C’est un projet dont vous n’avez pas fini d’entendre parler. Gordon et Andrés Jarach ont imaginé avec Chloé Jarry, productrice chez Camera Lucida, une création immersive sur la mémoire d’évènements comme le 11 septembre, telle que la restitue les algorithmes du web. Une version Bêta de « Replay Memories » était présentée pour la première fois au sein de Pixii, l’espace des créations numériques du Sunny Side. Et là encore, un projet qui trouvera de multiples résonances dans notre nouveau livre sur « les nouveaux territoires de la création documentaire »… Présentation en trois questions.

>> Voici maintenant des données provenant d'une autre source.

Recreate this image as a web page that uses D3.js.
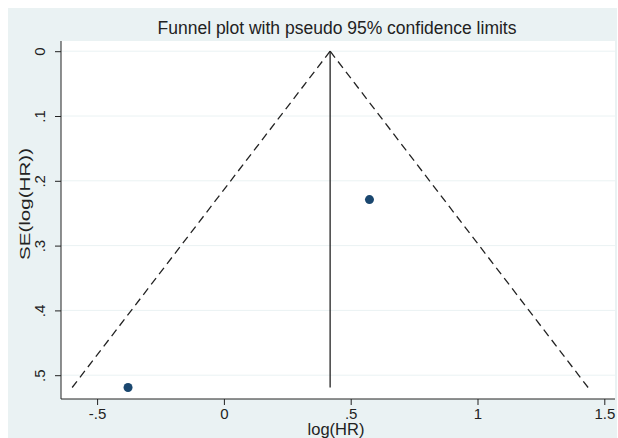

Le Blog documentaire : Quelle expérience proposez-vous avec Replay Memories ?
Chloé Jarry : Replay Memories est une plongée dans la memoire du web et dans la façon dont les gens peuvent avoir accès à la narration d’un événement historique récent. Nous sommes partis d’un prototype sur le 11 septembre. Les attentats de New York sont évidemment un événement à répercussion mondiale : à l’époque, tout le monde l’a vu en direct. En revanche, les gens qui ont 20 ans aujourd’hui ne l’ont vu qu’à travers le filtre de ce qui se trouve sur le web. Nous nous sommes intérressés à cette narration singulière que propose le web, avec les algorithmiques des moteurs de recherche. Comment cette accumulation d’archives créé-t-elle une narration ? Comment a-t-elle évolué entre 2001 et aujourd’hui ? Dans quelle mesure est-elle affectée par la géolocalisation ?
Pourquoi avez-vous opté pour la VR pour aborder ces questions ?
Nous souhaitions offrir une représentation graphique du web, ce que permet justement la VR. Nous avions une seconde motivation : proposer aux utilisateurs d’entrer en rapport avec les archives avec leur corps. La VR permet aux utilisateurs d’agrandir les archives avec les mains, de les prendre, de les repositionner. Enfin, nous souhaitions immerger physiquement l’utilisateur dans une bulle, laquelle figure la bulle que le web, et la multitude d’images qu’il véhicule, crée autour de nous. Une bulle qui est déterminée par les algorithmes, comme cela a été beaucoup été souligné à l’occasion de scrutins électoraux récents. Dans Replay Memories, vous êtes enveloppé dans une sphère qui se mappe d’archives, une sorte de membrane familière qui vous coupe de la réalité extérieure. Selon les retours que nous avons eu lors des bêta-tests de Replay Memories, les utilisateurs ressentent cet enfermement dans une bulle d’images. A nous de travailler sur l’ »expérience utilisateur » pour renforcer cette impression.
Développé en webVR, Replay Memories est sans doute la première expérience de réalité virtuelle dans laquelle les contenus sont issus du flux continu du web. Comment en êtes-vous arrivés à un tel dispositif ?
Tout simplement parce que le web, c’est cela. Cela a été un choix intéressant sur le plan créatif, mais lourd de défis technologiques que notre partenaire Novelab a dû surmonter. Ce choix a un impact sur le type de dispositif proposé par Replay Memories. Il s’agit d’un côté d’une œuvre, éditorialisée, qui propose une libre exploration de la mémoire de certains évènements (comme le 11 septembre, Fukushima, ou la chute du mur de Berlin), et de l’autre côté, d’une expérience sensible de ces mêmes évènements. Mais Replay Memories est aussi une machine à explorer le web en réalité virtuelle, qui pourrait être mise à profit dans des projets les plus divers. Cela pose également des questions pour la diffusion d’une telle œuvre. Si nous concevions au départ de la développer en partenariat avec un diffuseur, nous imaginons aujourd’hui de toutes autres modalités, comme l’organisation d’une exposition autour de cette œuvre numérique.